Walking the dog and braving the paps: the art of the doorstep photo, from Keane to Mandelson
Former US ambassador and Labour peer joins a long line of people who have gone out to meet awaiting paparazzi head-on
For a man at the centre of a storm that has rocked the political establishment, Peter Mandelson has spent the week looking remarkably relaxed. Day after day, as MPs have grilled civil servants over who knew what when about the former US ambassador’s security vetting, and police continue to investigate serious allegations over his own conduct, Mandelson has stepped out of his Regent’s Park mansion and pottered across the road to take his dog for a walk.
Smart-casually dressed in jeans and a jumper and holding in front of him a plastic ball-thrower, he has set off for the park like a weekending solicitor on his way to an egg and spoon race. There have been occasional small smiles for the photographers at his gate, but no comment. The message appears to be: I am insouciant, normal. Not in prison.
Dogs need to be walked, and Jock, Mandelson’s 10-year-old brown and white border collie, is no exception. But the former ambassador could easily have chosen to stay with a friend, or hopped in his car to walk the dog in a different park, or done a Fergie and gone to ground entirely. But “Mandelson’s past record is not to hide away after big setbacks,” says his biographer, Donald Macintyre. “I think his temperament is, ‘I’m bloody well gonna go out there and show them I’m still alive.’ And so here he is, at his highly conspicuous central London pile, in easy reach of every photo agency in the capital.”
As the man often described as a master of political spin knows well, while you may have nothing to say on the record, the post-disgrace doorstep photo says plenty all by itself. Should you find yourself with a scrum of photographers at your door, you can slump down in your seat in the hope they can’t see you, like Andrew Mountbatten-Windsor; engage your wife in an overenthusiastic snog to attest to the health of your marriage, like Dominic West; or walk off with a paper bag over your head, like Shia LaBeouf. But whatever you do – even hiding inside with the curtains drawn – will be judged.

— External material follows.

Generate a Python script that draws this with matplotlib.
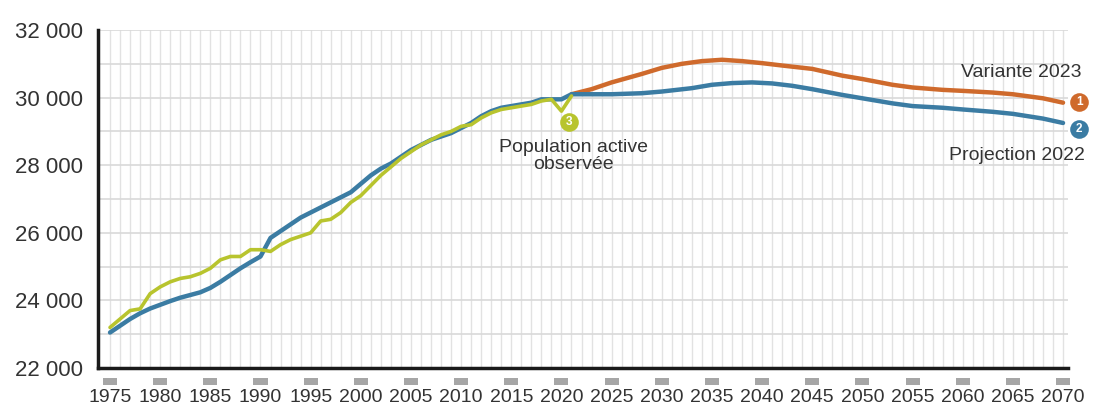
import matplotlib
matplotlib.use("Agg")
import matplotlib.pyplot as plt
from matplotlib.patches import Rectangle
import matplotlib.transforms as mtransforms

plt.rcParams['font.family'] = ['Liberation Sans', 'DejaVu Sans']

# ── data (milliers d'actifs) ──
obs_years = list(range(1975, 2022))
obs_vals = [23200, 23450, 23700, 23750, 24200, 24400, 24550, 24650, 24700, 24800,
            24950, 25200, 25300, 25300, 25500, 25500, 25450, 25650, 25800, 25900,
            26000, 26350, 26400, 26600, 26900, 27100, 27400, 27700, 27950, 28200,
            28400, 28600, 28750, 28900, 29000, 29150, 29200, 29400, 29550, 29650,
            29700, 29750, 29800, 29900, 29950, 29600, 30050]

proj_years = list(range(1975, 2022)) + [2022, 2025, 2028, 2030, 2033, 2035, 2037, 2039,
                                       2041, 2043, 2045, 2048, 2050, 2053, 2055, 2058,
                                       2060, 2063, 2065, 2068, 2070]
proj_vals = [23050, 23250, 23450, 23620, 23760, 23870, 23980, 24080, 24160, 24240,
             24370, 24550, 24750, 24950, 25130, 25300, 25850, 26050, 26250, 26450,
             26600, 26750, 26900, 27050, 27200, 27450, 27700, 27900, 28050, 28250,
             28450, 28600, 28750, 28850, 28950, 29100, 29250, 29450, 29600, 29700,
             29750, 29800, 29850, 29950, 29950, 29950, 30100,
             30100, 30100, 30130, 30180, 30280, 30380, 30430, 30450,
             30420, 30350, 30250, 30080, 29980, 29830, 29750, 29700,
             29650, 29580, 29520, 29380, 29250]

var_years = [2021, 2023, 2025, 2028, 2030, 2032, 2034, 2036, 2038, 2040, 2042, 2045,
             2048, 2050, 2053, 2055, 2058, 2060, 2063, 2065, 2068, 2070]
var_vals = [30100, 30250, 30450, 30700, 30880, 31000, 31080, 31120, 31080, 31020,
            30950, 30850, 30650, 30550, 30380, 30300, 30230, 30200, 30150, 30100,
            29980, 29850]

yticks = [22000, 24000, 26000, 28000, 30000, 32000]
ytick_labels = ["22 000", "24 000", "26 000", "28 000", "30 000", "32 000"]
xticks = list(range(1975, 2071, 5))

BLUE = "#3b7ca3"
ORANGE = "#cf6a2c"
GREEN = "#b8c42e"

fig = plt.figure(figsize=(10.96, 4.08), dpi=100)
ax = fig.add_axes([0.0894, 0.098, 0.8851, 0.8284])

ax.set_xlim(1973.8, 2070.5)
ax.set_ylim(22000, 32000)

# grid
for yr in range(1975, 2071):
    ax.axvline(yr, color="#e2e2e2", lw=1, zorder=0)
for v in range(22000, 32001, 1000):
    ax.axhline(v, color="#d9d9d9", lw=1.2, zorder=0)

ax.plot(var_years, var_vals, color=ORANGE, lw=3.2, zorder=3, solid_capstyle="round")
ax.plot(proj_years, proj_vals, color=BLUE, lw=3.2, zorder=3, solid_capstyle="round")
ax.plot(obs_years, obs_vals, color=GREEN, lw=2.6, zorder=4, solid_capstyle="round")

# numbered markers
def badge(x, y, num, col):
    ax.scatter([x], [y], s=180, color=col, zorder=6, clip_on=False, linewidths=0)
    ax.text(x, y, num, color="white", fontsize=8.5, fontweight="bold",
            ha="center", va="center", zorder=7, clip_on=False)

badge(2071.6, 29870, "1", ORANGE)
badge(2071.6, 29080, "2", BLUE)
badge(2020.8, 29280, "3", GREEN)

lab_col = "#333333"
ax.text(2071.8, 30750, "Variante 2023", ha="right", va="center", fontsize=14,
        color=lab_col, clip_on=False)
ax.text(2072.2, 28290, "Projection 2022", ha="right", va="center", fontsize=14,
        color=lab_col, clip_on=False)
ax.text(2021.2, 28280, "Population active\nobservée", ha="center", va="center",
        fontsize=14, color=lab_col, linespacing=1.0)

# axes styling
for s in ["top", "right"]:
    ax.spines[s].set_visible(False)
for s in ["left", "bottom"]:
    ax.spines[s].set_linewidth(2.5)
    ax.spines[s].set_color("#1a1a1a")

ax.set_yticks(yticks)
ax.set_yticklabels(ytick_labels)
ax.set_xticks(xticks)
ax.set_xticklabels([str(x) for x in xticks])
ax.tick_params(axis="y", length=0, pad=11, labelsize=16, labelcolor="#333333")
ax.tick_params(axis="x", length=0, pad=15, labelsize=14, labelcolor="#333333")

# grey tick blocks under the axis
trans = mtransforms.blended_transform_factory(ax.transData, ax.transAxes)
for x in xticks:
    ax.add_patch(Rectangle((x - 0.7, -0.051), 1.4, 0.021, transform=trans,
                           color="#a6a6a6", clip_on=False, lw=0))

fig.savefig("out.png", dpi=100)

“The doorstep photo has become a strange modern ritual when someone’s life is falling apart,” says Lauren Beeching, a PR adviser who specialises in crisis management. “It becomes a test and the public is marking it, whether they realise it or not. Walk too fast, you look guilty; walk too slowly, you look arrogant; smile, you don’t care; don’t smile, you’re broken. There’s almost no version of leaving your own front door that the public won’t read something into.”
Walking your dog, in this context, can be a tight-lipped skulk behind dark glasses, as when the sacked Radio 2 DJ Scott Mills was recently spotted “looking downcast” with his husband and cavapoo. Or, it can illustrate your defiant nonchalance, as Roy Keane seemed eager to convey with his daily walks with his labrador Triggs after being sent home from the World Cup in 2002.
Emerging in your running gear, similarly, can be viewed less as a burst of activity and more an attempt to run away from accountability, as David Cameron and Matt Hancock have discovered.
For a rash of Tory politicians caught with their pants down in the 90s, a doorstep press scrum often meant a posed photograph alongside their grimly smiling wife and children – the heritage secretary David Mellor even persuaded his inlaws to join in after his relationship with Antonia de Sancha was exposed in 1992. His marriage ended shortly afterwards.
More recently, the actor Dominic West, after being photographed kissing a co-star, posed for doorstep photos kissing his wife, Catherine, before (unconventionally) handing out a note reading: “Our marriage is strong and we are very much still together”. If you say so. Some observers were focused on the balled-up tissue in her right hand while her left, with ring finger, stayed firmly in her pocket.
Doorstep appearances may be used as attempts to charm and disarm – like Boris Johnson offering cups of tea to reporters more interested in asking him questions. Or they can convey contempt – Vogue suggested that Dominic Cummings’s fashion choices when facing paparazzi outside his home created the impression “he’d been doing acid with shepherds”, describing them as “a masterclass in eff-off dressing”.
In Mandelson’s case, the thinking behind his appearances may be very strategic, argues Andrew Chadwick, a professor of political communication at Loughborough University. “The first thing that came to mind for me was, ‘flood the channel’,” he says, meaning provide lots of new, sunny action shots and squeeze out less flattering recent photos. “He knows that journalists need images, and he knows how to convey that sense of defiance, freedom, ‘there’s nothing going on here’.”